Four hundred years of one ditch
In the high valleys of northern New Mexico the acequias still run — community irrigation ditches, some older than the United States, governed not by a state agency or a market but by neighbors who elect a mayordomo to ration scarce water by custom. When the snowpack is thin, the rules everyone agreed to decide who waters when. They have worked for four centuries because the people bound by them are the people who depend on them.
We trust the watershed to the people who live in it. The lobster gangs of Maine police their own grounds better than any warden. Residents with cheap monitors have caught polluters that state sensors missed for years.

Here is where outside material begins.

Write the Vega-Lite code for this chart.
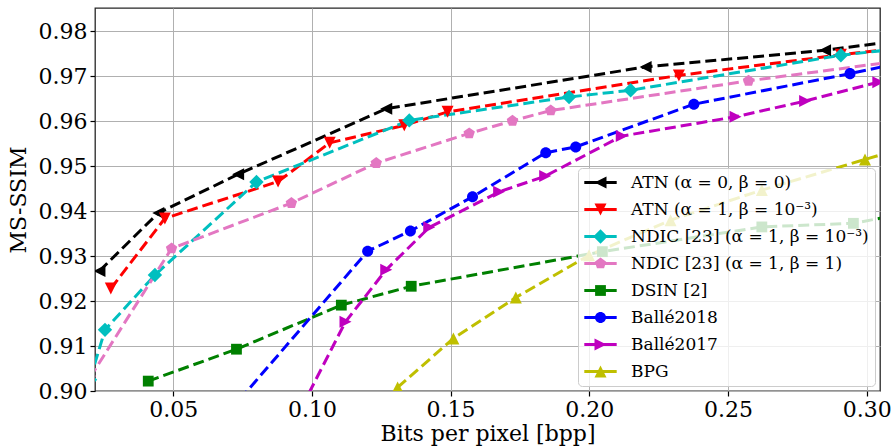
{
  "$schema": "https://vega.github.io/schema/vega-lite/v6.json",
  "width": 785,
  "height": 383,
  "autosize": {"type": "none"},
  "padding": {"left": 95, "top": 8, "right": 15, "bottom": 55},
  "background": "white",
  "config": {
    "font": "DejaVu Serif",
    "view": {"stroke": "#262626", "strokeWidth": 1.3},
    "axis": {
      "labelFont": "DejaVu Serif", "labelFontSize": 22, "labelColor": "#000000",
      "titleFont": "DejaVu Serif", "titleFontSize": 22, "titleFontWeight": "normal", "titleColor": "#000000",
      "gridColor": "#b0b0b0", "gridWidth": 1, "gridOpacity": 1,
      "tickColor": "#000000", "tickSize": 5, "tickWidth": 1.2,
      "domain": false, "labelPadding": 3, "labelOverlap": false
    },
    "legend": {
      "orient": "none", "legendX": 483, "legendY": 160, "title": null,
      "labelFont": "DejaVu Serif", "labelFontSize": 17, "labelColor": "#000000", "labelLimit": 400,
      "padding": 6, "symbolSize": 144, "symbolOffset": 8, "labelOffset": 22, "rowPadding": 9
    }
  },
  "data": {"values": [
    {"method": "ATN (α = 0, β = 0)", "bpp": 0.0234, "msssim": 0.9267},
    {"method": "ATN (α = 0, β = 0)", "bpp": 0.0446, "msssim": 0.9396},
    {"method": "ATN (α = 0, β = 0)", "bpp": 0.0734, "msssim": 0.9482},
    {"method": "ATN (α = 0, β = 0)", "bpp": 0.1268, "msssim": 0.9628},
    {"method": "ATN (α = 0, β = 0)", "bpp": 0.2203, "msssim": 0.9721},
    {"method": "ATN (α = 0, β = 0)", "bpp": 0.2850, "msssim": 0.9758},
    {"method": "ATN (α = 0, β = 0)", "bpp": 0.3200, "msssim": 0.9786},
    {"method": "ATN (α = 1, β = 10⁻³)", "bpp": 0.0275, "msssim": 0.9228},
    {"method": "ATN (α = 1, β = 10⁻³)", "bpp": 0.0470, "msssim": 0.9384},
    {"method": "ATN (α = 1, β = 10⁻³)", "bpp": 0.0878, "msssim": 0.9466},
    {"method": "ATN (α = 1, β = 10⁻³)", "bpp": 0.1064, "msssim": 0.9552},
    {"method": "ATN (α = 1, β = 10⁻³)", "bpp": 0.1333, "msssim": 0.9591},
    {"method": "ATN (α = 1, β = 10⁻³)", "bpp": 0.1489, "msssim": 0.9621},
    {"method": "ATN (α = 1, β = 10⁻³)", "bpp": 0.2323, "msssim": 0.9702},
    {"method": "ATN (α = 1, β = 10⁻³)", "bpp": 0.2907, "msssim": 0.9748},
    {"method": "ATN (α = 1, β = 10⁻³)", "bpp": 0.3200, "msssim": 0.9768},
    {"method": "NDIC [23] (α = 1, β = 10⁻³)", "bpp": 0.0200, "msssim": 0.9025},
    {"method": "NDIC [23] (α = 1, β = 10⁻³)", "bpp": 0.0254, "msssim": 0.9136},
    {"method": "NDIC [23] (α = 1, β = 10⁻³)", "bpp": 0.0434, "msssim": 0.9258},
    {"method": "NDIC [23] (α = 1, β = 10⁻³)", "bpp": 0.0800, "msssim": 0.9465},
    {"method": "NDIC [23] (α = 1, β = 10⁻³)", "bpp": 0.1351, "msssim": 0.9602},
    {"method": "NDIC [23] (α = 1, β = 10⁻³)", "bpp": 0.1927, "msssim": 0.9654},
    {"method": "NDIC [23] (α = 1, β = 10⁻³)", "bpp": 0.2149, "msssim": 0.9669},
    {"method": "NDIC [23] (α = 1, β = 10⁻³)", "bpp": 0.2907, "msssim": 0.9747},
    {"method": "NDIC [23] (α = 1, β = 10⁻³)", "bpp": 0.3200, "msssim": 0.9767},
    {"method": "NDIC [23] (α = 1, β = 1)", "bpp": 0.0200, "msssim": 0.9030},
    {"method": "NDIC [23] (α = 1, β = 1)", "bpp": 0.0494, "msssim": 0.9317},
    {"method": "NDIC [23] (α = 1, β = 1)", "bpp": 0.0926, "msssim": 0.9418},
    {"method": "NDIC [23] (α = 1, β = 1)", "bpp": 0.1232, "msssim": 0.9507},
    {"method": "NDIC [23] (α = 1, β = 1)", "bpp": 0.1567, "msssim": 0.9573},
    {"method": "NDIC [23] (α = 1, β = 1)", "bpp": 0.1723, "msssim": 0.9601},
    {"method": "NDIC [23] (α = 1, β = 1)", "bpp": 0.1861, "msssim": 0.9624},
    {"method": "NDIC [23] (α = 1, β = 1)", "bpp": 0.2574, "msssim": 0.9690},
    {"method": "NDIC [23] (α = 1, β = 1)", "bpp": 0.3200, "msssim": 0.9741},
    {"method": "DSIN [2]", "bpp": 0.0410, "msssim": 0.9022},
    {"method": "DSIN [2]", "bpp": 0.0728, "msssim": 0.9093},
    {"method": "DSIN [2]", "bpp": 0.1106, "msssim": 0.9191},
    {"method": "DSIN [2]", "bpp": 0.1358, "msssim": 0.9233},
    {"method": "DSIN [2]", "bpp": 0.2047, "msssim": 0.9310},
    {"method": "DSIN [2]", "bpp": 0.2622, "msssim": 0.9365},
    {"method": "DSIN [2]", "bpp": 0.2952, "msssim": 0.9373},
    {"method": "DSIN [2]", "bpp": 0.3200, "msssim": 0.9402},
    {"method": "Ballé2018", "bpp": 0.0627, "msssim": 0.8900},
    {"method": "Ballé2018", "bpp": 0.1201, "msssim": 0.9311},
    {"method": "Ballé2018", "bpp": 0.1355, "msssim": 0.9356},
    {"method": "Ballé2018", "bpp": 0.1579, "msssim": 0.9432},
    {"method": "Ballé2018", "bpp": 0.1843, "msssim": 0.9530},
    {"method": "Ballé2018", "bpp": 0.1951, "msssim": 0.9543},
    {"method": "Ballé2018", "bpp": 0.2377, "msssim": 0.9638},
    {"method": "Ballé2018", "bpp": 0.2940, "msssim": 0.9706},
    {"method": "Ballé2018", "bpp": 0.3200, "msssim": 0.9740},
    {"method": "Ballé2017", "bpp": 0.0910, "msssim": 0.8900},
    {"method": "Ballé2017", "bpp": 0.1121, "msssim": 0.9154},
    {"method": "Ballé2017", "bpp": 0.1268, "msssim": 0.9270},
    {"method": "Ballé2017", "bpp": 0.1423, "msssim": 0.9364},
    {"method": "Ballé2017", "bpp": 0.1675, "msssim": 0.9443},
    {"method": "Ballé2017", "bpp": 0.1841, "msssim": 0.9478},
    {"method": "Ballé2017", "bpp": 0.2117, "msssim": 0.9567},
    {"method": "Ballé2017", "bpp": 0.2527, "msssim": 0.9610},
    {"method": "Ballé2017", "bpp": 0.2778, "msssim": 0.9645},
    {"method": "Ballé2017", "bpp": 0.3042, "msssim": 0.9687},
    {"method": "BPG", "bpp": 0.1309, "msssim": 0.9008},
    {"method": "BPG", "bpp": 0.1510, "msssim": 0.9117},
    {"method": "BPG", "bpp": 0.1735, "msssim": 0.9208},
    {"method": "BPG", "bpp": 0.1999, "msssim": 0.9302},
    {"method": "BPG", "bpp": 0.2293, "msssim": 0.9380},
    {"method": "BPG", "bpp": 0.2622, "msssim": 0.9447},
    {"method": "BPG", "bpp": 0.2994, "msssim": 0.9515},
    {"method": "BPG", "bpp": 0.3200, "msssim": 0.9553}
  ]},
  "encoding": {
    "x": {"field": "bpp", "type": "quantitative",
      "scale": {"domain": [0.0218, 0.3048], "nice": false, "zero": false},
      "axis": {"values": [0.05, 0.1, 0.15, 0.2, 0.25, 0.3], "format": ".2f", "title": "Bits per pixel [bpp]", "titlePadding": 3}},
    "y": {"field": "msssim", "type": "quantitative",
      "scale": {"domain": [0.9, 0.9852], "nice": false, "zero": false},
      "axis": {"values": [0.9, 0.91, 0.92, 0.93, 0.94, 0.95, 0.96, 0.97, 0.98], "format": ".2f", "title": "MS-SSIM", "titlePadding": 8}}
  },
  "layer": [
    {
      "mark": {"type": "line", "clip": true, "strokeWidth": 3, "strokeDash": [11, 5]},
      "encoding": {
        "stroke": {"field": "method", "type": "nominal", "sort": null,
          "scale": {"range": ["#000000", "#ff0000", "#00bfbf", "#e377c2", "#008000", "#0000ff", "#bf00bf", "#bfbf00"]},
          "legend": {
            "values": ["ATN (α = 0, β = 0)", "ATN (α = 1, β = 10⁻³)", "NDIC [23] (α = 1, β = 10⁻³)", "NDIC [23] (α = 1, β = 1)", "DSIN [2]", "Ballé2018", "Ballé2017", "BPG"],
            "fillColor": "rgba(255,255,255,0.8)", "strokeColor": "#cccccc", "cornerRadius": 4,
            "symbolType": "M-2.7,0L2.7,0", "symbolStrokeWidth": 3, "symbolDash": [1, 0],
            "encode": {"symbols": {"update": {"strokeDash": {"value": [1, 0]}, "opacity": {"value": 1}}}}
          }
        }
      }
    },
    {
      "mark": {"type": "point", "filled": true, "clip": true, "size": 144, "opacity": 1},
      "encoding": {
        "fill": {"field": "method", "type": "nominal",
          "scale": {
            "domain": ["ATN (α = 0, β = 0)", "ATN (α = 1, β = 10⁻³)", "NDIC [23] (α = 1, β = 10⁻³)", "NDIC [23] (α = 1, β = 1)", "DSIN [2]", "Ballé2018", "Ballé2017", "BPG"],
            "range": ["#000000", "#ff0000", "#00bfbf", "#e377c2", "#008000", "#0000ff", "#bf00bf", "#bfbf00"]
          },
          "legend": {"labelOpacity": 0, "symbolStrokeWidth": 0}
        },
        "shape": {"field": "method", "type": "nominal",
          "scale": {
            "domain": ["ATN (α = 0, β = 0)", "ATN (α = 1, β = 10⁻³)", "NDIC [23] (α = 1, β = 10⁻³)", "NDIC [23] (α = 1, β = 1)", "DSIN [2]", "Ballé2018", "Ballé2017", "BPG"],
            "range": ["M-1,0L1,-1L1,1Z", "M0,1L-1,-1L1,-1Z", "M0,-1.2L1.2,0L0,1.2L-1.2,0Z", "M0,-1L0.951,-0.309L0.588,0.809L-0.588,0.809L-0.951,-0.309Z", "M-0.9,-0.9L0.9,-0.9L0.9,0.9L-0.9,0.9Z", "M-0.92,0A0.92,0.92,0,1,0,0.92,0A0.92,0.92,0,1,0,-0.92,0Z", "M1,0L-1,-1L-1,1Z", "M0,-1L-1,1L1,1Z"]
          },
          "legend": {"labelOpacity": 0, "symbolStrokeWidth": 0}
        }
      }
    }
  ]
}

Elinor Ostrom won a Nobel for documenting what the textbooks called impossible: communities governing a shared resource, sustainably, for generations, without either privatizing it or handing it to a distant state.
We share the property-rights camp’s distrust of far-away control. We just think the answer is the commons governed in common, not carved into deeds. And we’ll take the policy-first camp’s national floor — a floor is worth having — but a floor is not the same as stewardship.
Where we concede ground: Proximity isn’t always virtue. Plenty of towns voted to let the one employer keep dumping, because the paycheck was local too.
What would change our mind: If community watersheds consistently score worse than markets or federal rules on measured outcomes, stewardship doesn’t scale.